Hi again -- I'm struggling to make sense of this.

Here is the relevant code from the s3 plugin. I checked everything but I can't see the problem. Am I correct in assuming that function video_s3_video_load(&$video) gets called every time a video is loaded on a node? And this is after the video has been transcoded and sent to S3 by either Zencoder or the video module, correct?

It seems pretty straightforward. It should be pulling in that variable from the admin pages and replacing the amazon s3 url. I don't pretend to be an expert on PHP...

This part here if ($cf_subdomain = variable_get('amazon_s3_cf_domain', FALSE)) { confuses me. I see that we are setting $cf_subdomain to be amazon_s3_cf_domain but I don't understand what the FALSE is for.
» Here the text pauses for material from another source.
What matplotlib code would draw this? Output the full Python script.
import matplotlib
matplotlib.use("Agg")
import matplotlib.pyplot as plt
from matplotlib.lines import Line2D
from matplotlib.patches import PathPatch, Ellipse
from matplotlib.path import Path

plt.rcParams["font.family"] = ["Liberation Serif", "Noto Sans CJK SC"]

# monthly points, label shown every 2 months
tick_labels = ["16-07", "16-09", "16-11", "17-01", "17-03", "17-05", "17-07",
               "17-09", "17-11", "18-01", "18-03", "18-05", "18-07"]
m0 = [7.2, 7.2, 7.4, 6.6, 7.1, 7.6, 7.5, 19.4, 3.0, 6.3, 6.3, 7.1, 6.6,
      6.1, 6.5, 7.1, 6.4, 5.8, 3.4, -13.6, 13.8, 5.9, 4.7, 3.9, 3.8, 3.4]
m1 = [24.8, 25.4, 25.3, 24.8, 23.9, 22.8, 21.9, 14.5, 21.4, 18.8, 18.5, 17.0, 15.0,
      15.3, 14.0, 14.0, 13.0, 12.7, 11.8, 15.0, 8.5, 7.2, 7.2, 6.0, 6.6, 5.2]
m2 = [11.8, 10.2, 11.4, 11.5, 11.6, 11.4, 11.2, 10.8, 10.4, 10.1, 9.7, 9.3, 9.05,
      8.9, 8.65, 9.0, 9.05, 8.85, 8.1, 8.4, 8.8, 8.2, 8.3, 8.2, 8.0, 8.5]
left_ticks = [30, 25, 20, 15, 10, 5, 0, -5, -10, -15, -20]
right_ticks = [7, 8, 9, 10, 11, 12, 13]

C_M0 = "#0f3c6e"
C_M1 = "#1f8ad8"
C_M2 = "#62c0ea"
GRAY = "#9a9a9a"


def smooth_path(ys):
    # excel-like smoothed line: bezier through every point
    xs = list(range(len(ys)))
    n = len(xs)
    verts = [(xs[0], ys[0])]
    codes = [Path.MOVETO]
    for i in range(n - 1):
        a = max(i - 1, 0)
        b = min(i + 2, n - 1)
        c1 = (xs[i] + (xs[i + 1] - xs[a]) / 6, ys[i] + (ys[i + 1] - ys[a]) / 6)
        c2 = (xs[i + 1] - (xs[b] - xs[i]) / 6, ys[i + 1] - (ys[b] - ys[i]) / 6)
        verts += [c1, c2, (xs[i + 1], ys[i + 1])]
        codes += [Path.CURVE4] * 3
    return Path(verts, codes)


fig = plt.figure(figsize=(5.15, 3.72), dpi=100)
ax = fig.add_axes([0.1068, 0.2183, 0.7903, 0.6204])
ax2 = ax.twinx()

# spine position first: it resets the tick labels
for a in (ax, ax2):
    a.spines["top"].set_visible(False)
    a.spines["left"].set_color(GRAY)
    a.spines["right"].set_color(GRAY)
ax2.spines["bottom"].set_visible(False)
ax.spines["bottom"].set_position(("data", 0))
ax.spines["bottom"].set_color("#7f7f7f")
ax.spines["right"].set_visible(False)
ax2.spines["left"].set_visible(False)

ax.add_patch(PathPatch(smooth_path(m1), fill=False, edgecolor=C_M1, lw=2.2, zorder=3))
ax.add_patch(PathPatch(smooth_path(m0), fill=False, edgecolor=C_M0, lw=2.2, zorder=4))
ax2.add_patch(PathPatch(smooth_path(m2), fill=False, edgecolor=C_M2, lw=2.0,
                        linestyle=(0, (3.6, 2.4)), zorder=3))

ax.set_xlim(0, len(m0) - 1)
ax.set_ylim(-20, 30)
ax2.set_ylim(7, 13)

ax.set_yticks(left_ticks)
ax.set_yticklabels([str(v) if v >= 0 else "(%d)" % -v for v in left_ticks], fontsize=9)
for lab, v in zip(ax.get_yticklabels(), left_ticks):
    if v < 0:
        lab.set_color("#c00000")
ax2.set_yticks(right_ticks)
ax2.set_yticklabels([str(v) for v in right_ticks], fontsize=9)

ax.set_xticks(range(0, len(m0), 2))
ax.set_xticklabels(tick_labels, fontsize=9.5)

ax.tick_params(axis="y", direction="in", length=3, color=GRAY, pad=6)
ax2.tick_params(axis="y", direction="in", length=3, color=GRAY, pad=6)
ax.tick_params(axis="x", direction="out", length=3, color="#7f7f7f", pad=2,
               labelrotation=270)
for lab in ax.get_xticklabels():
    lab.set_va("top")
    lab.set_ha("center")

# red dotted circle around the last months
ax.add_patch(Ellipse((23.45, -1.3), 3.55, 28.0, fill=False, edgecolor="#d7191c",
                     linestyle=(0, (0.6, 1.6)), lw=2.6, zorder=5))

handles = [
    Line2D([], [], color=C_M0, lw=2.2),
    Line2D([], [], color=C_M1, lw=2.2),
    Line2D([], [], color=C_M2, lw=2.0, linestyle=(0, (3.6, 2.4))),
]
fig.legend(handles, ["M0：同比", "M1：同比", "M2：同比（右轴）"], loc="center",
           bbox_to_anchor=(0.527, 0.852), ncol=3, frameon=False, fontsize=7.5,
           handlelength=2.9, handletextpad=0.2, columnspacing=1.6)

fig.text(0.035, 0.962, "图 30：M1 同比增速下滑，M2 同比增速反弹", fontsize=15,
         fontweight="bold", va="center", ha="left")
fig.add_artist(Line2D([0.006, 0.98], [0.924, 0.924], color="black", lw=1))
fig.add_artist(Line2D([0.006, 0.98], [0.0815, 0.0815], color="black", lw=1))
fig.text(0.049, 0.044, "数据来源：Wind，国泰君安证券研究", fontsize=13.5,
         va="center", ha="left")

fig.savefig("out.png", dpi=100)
function video_s3_video_load(&$video) {
  module_load_include('inc', 'video_s3', '/includes/amazon_s3');
  $s3 = new video_amazon_s3;
  if ($amazon = $s3->get($video->fid)) {
    // Fix our filepath
    $video->filepath = $amazon->filepath;
//    $video->url = $amazon->filepath;
    if (variable_get('amazon_s3_private', FALSE))
      $video->files->{$video->player}->url = video_s3_get_authenticated_url($amazon->filename);
    else
      $video->files->{$video->player}->url = $amazon->filepath;
    // Are we using CloudFront?
    if ($cf_subdomain = variable_get('amazon_s3_cf_domain', FALSE)) {
$video->files->{$video->player}->url = preg_replace('/[^\/]+\.s3\.amazonaws\.com/', $cf_subdomain, $video->files->{$video->player}->url);
    }
mrwhizkid’s picture

Ahhh...! I'm getting close here. Maybe Heshan can give me some insight into this but I think I've figured out the problem...

Is it possible that the function that I just copied and pasted above is only used if the video files are being sent directly to Amazon S3 from my server? (in other words, not going through Zencoder). As I understand it, Zencoder actually sends the file to Amazon S3 which means that this function is probably not used as my server isn't involved with the transfer.
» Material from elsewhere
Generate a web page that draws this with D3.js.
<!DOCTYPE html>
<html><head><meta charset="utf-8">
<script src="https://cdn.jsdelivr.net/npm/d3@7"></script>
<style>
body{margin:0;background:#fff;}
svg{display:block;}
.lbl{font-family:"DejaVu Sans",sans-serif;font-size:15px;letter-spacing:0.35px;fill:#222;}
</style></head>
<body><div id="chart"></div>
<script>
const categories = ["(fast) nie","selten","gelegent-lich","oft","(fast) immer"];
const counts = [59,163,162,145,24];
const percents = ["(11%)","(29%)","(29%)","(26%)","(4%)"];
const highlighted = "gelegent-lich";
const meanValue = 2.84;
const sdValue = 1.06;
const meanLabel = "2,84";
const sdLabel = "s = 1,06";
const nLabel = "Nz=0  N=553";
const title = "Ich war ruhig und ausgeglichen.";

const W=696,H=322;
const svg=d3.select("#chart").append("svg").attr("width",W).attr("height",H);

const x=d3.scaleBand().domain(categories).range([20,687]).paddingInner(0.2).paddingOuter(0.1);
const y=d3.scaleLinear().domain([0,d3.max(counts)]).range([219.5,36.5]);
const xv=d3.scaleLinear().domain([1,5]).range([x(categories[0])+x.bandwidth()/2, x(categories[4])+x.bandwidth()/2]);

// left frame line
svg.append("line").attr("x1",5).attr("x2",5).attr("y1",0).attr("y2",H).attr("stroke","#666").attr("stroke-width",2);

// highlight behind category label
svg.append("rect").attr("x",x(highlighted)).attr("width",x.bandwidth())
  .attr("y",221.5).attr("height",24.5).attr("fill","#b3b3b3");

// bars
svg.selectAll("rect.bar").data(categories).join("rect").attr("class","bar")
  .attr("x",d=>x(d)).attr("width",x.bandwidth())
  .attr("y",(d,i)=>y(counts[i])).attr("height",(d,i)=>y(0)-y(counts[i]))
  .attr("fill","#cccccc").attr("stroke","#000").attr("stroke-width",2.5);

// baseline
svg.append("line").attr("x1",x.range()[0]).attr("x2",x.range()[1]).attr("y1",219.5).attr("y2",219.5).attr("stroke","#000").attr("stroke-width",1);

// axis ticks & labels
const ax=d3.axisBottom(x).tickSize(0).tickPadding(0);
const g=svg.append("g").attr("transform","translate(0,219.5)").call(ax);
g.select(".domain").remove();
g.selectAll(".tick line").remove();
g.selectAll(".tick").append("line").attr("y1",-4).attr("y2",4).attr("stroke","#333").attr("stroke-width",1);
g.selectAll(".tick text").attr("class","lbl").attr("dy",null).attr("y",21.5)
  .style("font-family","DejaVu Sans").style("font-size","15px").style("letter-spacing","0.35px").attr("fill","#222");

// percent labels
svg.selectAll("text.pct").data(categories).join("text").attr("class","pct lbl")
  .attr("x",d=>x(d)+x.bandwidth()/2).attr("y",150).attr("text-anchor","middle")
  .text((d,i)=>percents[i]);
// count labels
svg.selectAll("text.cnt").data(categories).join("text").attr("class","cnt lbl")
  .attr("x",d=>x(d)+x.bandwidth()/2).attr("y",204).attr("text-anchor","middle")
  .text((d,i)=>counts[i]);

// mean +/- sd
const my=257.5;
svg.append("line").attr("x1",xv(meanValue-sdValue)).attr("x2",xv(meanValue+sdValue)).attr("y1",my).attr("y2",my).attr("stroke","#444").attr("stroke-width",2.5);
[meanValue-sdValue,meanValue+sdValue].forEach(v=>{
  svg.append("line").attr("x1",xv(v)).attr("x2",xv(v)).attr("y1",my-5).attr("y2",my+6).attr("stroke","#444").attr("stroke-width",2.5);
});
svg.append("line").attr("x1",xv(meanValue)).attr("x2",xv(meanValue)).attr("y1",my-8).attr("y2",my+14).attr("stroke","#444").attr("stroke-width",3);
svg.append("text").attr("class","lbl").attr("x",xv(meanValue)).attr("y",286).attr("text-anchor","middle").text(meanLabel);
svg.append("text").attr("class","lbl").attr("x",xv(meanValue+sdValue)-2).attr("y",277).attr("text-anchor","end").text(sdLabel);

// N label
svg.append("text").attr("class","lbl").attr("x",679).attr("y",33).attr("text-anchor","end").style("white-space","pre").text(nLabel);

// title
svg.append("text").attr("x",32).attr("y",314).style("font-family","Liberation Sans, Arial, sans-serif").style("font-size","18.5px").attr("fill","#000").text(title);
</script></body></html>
Is this is why the Cloudfront settings don't work? Are they are being completely ignored because the video is going to Zencoder first and then directly to S3?
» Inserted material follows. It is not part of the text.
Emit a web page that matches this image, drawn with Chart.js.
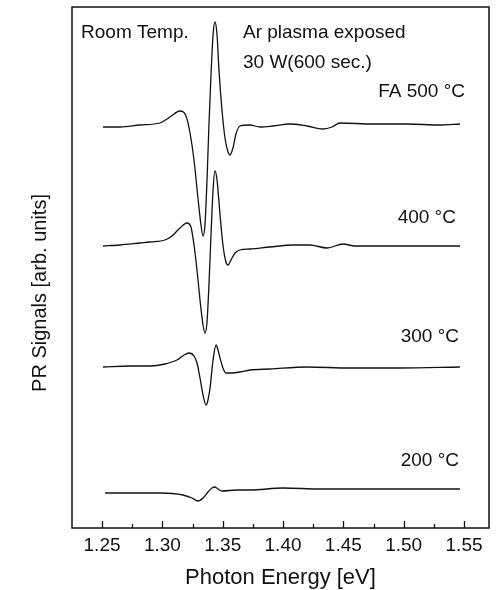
<!DOCTYPE html>
<html>
<head>
<meta charset="utf-8">
<title>PR Signals</title>
<script src="https://cdn.jsdelivr.net/npm/chart.js@4.4.0/dist/chart.umd.min.js"></script>
<style>
  body { margin: 0; background: #fff; }
</style>
</head>
<body>
<canvas id="prChart" width="498" height="590"></canvas>
<script>
// photon energy [eV] and PR signal [arb. units]
const energy500 = [1.2508, 1.2649, 1.2815, 1.2981, 1.3063, 1.3146, 1.3196, 1.3229, 1.3262, 1.3295, 1.3320, 1.3337, 1.3353, 1.3370, 1.3386, 1.3403, 1.3420, 1.3436, 1.3453, 1.3469, 1.3494, 1.3519, 1.3544, 1.3560, 1.3585, 1.3610, 1.3643, 1.3726, 1.3809, 1.3917, 1.4058, 1.4198, 1.4331, 1.4406, 1.4472, 1.4745, 1.5027, 1.5300, 1.5466];
const signal500 = [401, 401, 403, 405, 411, 417, 412, 395, 368, 330, 303, 292, 303, 348, 403, 453, 493, 506, 493, 458, 418, 390, 376, 373, 380, 394, 402, 403, 401, 402, 404, 402, 399, 401, 405, 404, 404, 403, 404];

const energy400 = [1.2508, 1.2649, 1.2815, 1.2898, 1.3022, 1.3080, 1.3146, 1.3204, 1.3237, 1.3262, 1.3287, 1.3312, 1.3337, 1.3353, 1.3370, 1.3386, 1.3403, 1.3420, 1.3436, 1.3453, 1.3478, 1.3502, 1.3527, 1.3544, 1.3569, 1.3602, 1.3643, 1.3726, 1.3892, 1.4082, 1.4223, 1.4364, 1.4497, 1.4596, 1.4969, 1.5218, 1.5466];
const signal400 = [282, 283, 285, 286, 288, 292, 300, 305, 301, 283, 258, 228, 203, 195, 206, 243, 293, 338, 357, 348, 313, 283, 266, 263, 268, 275, 278, 279, 281, 283, 283, 280, 284, 282, 282, 282, 282];

const energy300 = [1.2508, 1.2732, 1.2898, 1.3022, 1.3121, 1.3179, 1.3221, 1.3262, 1.3287, 1.3312, 1.3337, 1.3362, 1.3378, 1.3395, 1.3420, 1.3445, 1.3461, 1.3478, 1.3502, 1.3527, 1.3577, 1.3643, 1.3726, 1.3892, 1.4198, 1.4555, 1.4969, 1.5466];
const signal300 = [161, 162, 162, 164, 168, 173, 175, 172, 165, 150, 133, 123, 128, 140, 168, 183, 178, 170, 160, 155, 155, 156, 158, 159, 161, 160, 160, 161];

const energy200 = [1.2525, 1.2732, 1.2981, 1.3171, 1.3246, 1.3295, 1.3337, 1.3378, 1.3411, 1.3436, 1.3461, 1.3494, 1.3618, 1.3726, 1.4000, 1.4306, 1.4803, 1.5466];
const signal200 = [35, 35, 35, 33, 30, 27, 30, 36, 40, 41, 39, 37, 38, 38, 40, 39, 39, 39];

const xTicks = [1.25, 1.30, 1.35, 1.40, 1.45, 1.50, 1.55];
const curveLabels = ["FA 500 °C", "400 °C", "300 °C", "200 °C"];

function toPoints(xs, ys) {
  return xs.map((x, i) => ({ x: x, y: ys[i] }));
}

function makeDataset(label, xs, ys) {
  return {
    label: label,
    data: toPoints(xs, ys),
    borderColor: "#111",
    borderWidth: 1.3,
    pointRadius: 0,
    fill: false,
    cubicInterpolationMode: "monotone",
    tension: 0.4
  };
}

// text placed in data coordinates: [text, energy, signal, align]
const notes = [
  ["Room Temp.", 1.2326, 495, "left"],
  ["Ar plasma exposed", 1.3668, 495, "left"],
  ["30 W(600 sec.)", 1.3668, 465, "left"],
  [curveLabels[0], 1.5508, 436, "right"],
  [curveLabels[1], 1.5433, 310, "right"],
  [curveLabels[2], 1.5458, 191, "right"],
  [curveLabels[3], 1.5458, 67, "right"]
];

const decorations = {
  id: "decorations",
  afterDraw(chart) {
    const ctx = chart.ctx;
    const area = chart.chartArea;
    const xs = chart.scales.x;
    const ys = chart.scales.y;
    ctx.save();
    ctx.strokeStyle = "#111";
    ctx.lineWidth = 1.5;
    ctx.strokeRect(area.left, area.top, area.right - area.left, area.bottom - area.top);

    // inward ticks on the bottom axis
    ctx.lineWidth = 1.3;
    for (let k = 0; k <= 12; k++) {
      const v = 1.25 + k * 0.025;
      const px = Math.round(xs.getPixelForValue(v)) + 0.5;
      const len = k % 2 === 0 ? 7 : 4;
      ctx.beginPath();
      ctx.moveTo(px, area.bottom);
      ctx.lineTo(px, area.bottom - len);
      ctx.stroke();
    }

    ctx.fillStyle = "#111";
    ctx.font = "19px 'Liberation Sans', Arial, sans-serif";
    ctx.textBaseline = "middle";
    notes.forEach((n) => {
      ctx.textAlign = n[3];
      ctx.fillText(n[0], xs.getPixelForValue(n[1]), ys.getPixelForValue(n[2]));
    });

    // y axis title
    ctx.translate(40, 293);
    ctx.rotate(-Math.PI / 2);
    ctx.textAlign = "center";
    ctx.font = "20px 'Liberation Sans', Arial, sans-serif";
    ctx.fillText("PR Signals [arb. units]", 0, 0);
    ctx.restore();
  }
};

function drawChart() {
  const ctx = document.getElementById("prChart").getContext("2d");
  new Chart(ctx, {
    type: "line",
    data: {
      datasets: [
        makeDataset(curveLabels[0], energy500, signal500),
        makeDataset(curveLabels[1], energy400, signal400),
        makeDataset(curveLabels[2], energy300, signal300),
        makeDataset(curveLabels[3], energy200, signal200)
      ]
    },
    options: {
      responsive: false,
      animation: false,
      devicePixelRatio: 1,
      layout: { padding: { top: 7, right: 9, left: 0, bottom: 0 } },
      plugins: {
        legend: { display: false },
        tooltip: { enabled: false }
      },
      scales: {
        x: {
          type: "linear",
          min: 1.2251,
          max: 1.5707,
          afterBuildTicks: (scale) => {
            scale.ticks = xTicks.map((v) => ({ value: v }));
          },
          afterFit: (scale) => {
            scale.height = 62;
          },
          grid: { display: false, drawTicks: false },
          border: { display: false },
          ticks: {
            color: "#111",
            padding: 6,
            maxRotation: 0,
            autoSkip: false,
            font: { family: "'Liberation Sans', Arial, sans-serif", size: 19 },
            callback: (v) => v.toFixed(2)
          },
          title: {
            display: true,
            text: "Photon Energy [eV]",
            color: "#111",
            padding: { top: 0, bottom: 0 },
            font: { family: "'Liberation Sans', Arial, sans-serif", size: 22, lineHeight: 1.1 }
          }
        },
        y: {
          type: "linear",
          min: 0,
          max: 521,
          afterFit: (scale) => {
            scale.width = 72;
          },
          grid: { display: false, drawTicks: false },
          border: { display: false },
          ticks: { display: false }
        }
      }
    },
    plugins: [decorations]
  });
}

document.addEventListener("DOMContentLoaded", drawChart);
</script>
</body>
</html>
If this is the case, I need to figure out where I can use the variable 'amazon_s3_cf_domain' as the video is being loaded AFTER it has been converted and come back down from Zencoder to my server.

Jorrit’s picture

Status: Active » Postponed (maintainer needs more info)

Please test using 6.x-4.6-rc1, let me know if CloudFront works as expected.

Jorrit’s picture

Status: Postponed (maintainer needs more info) » Closed (cannot reproduce)

Closed because of lack of response.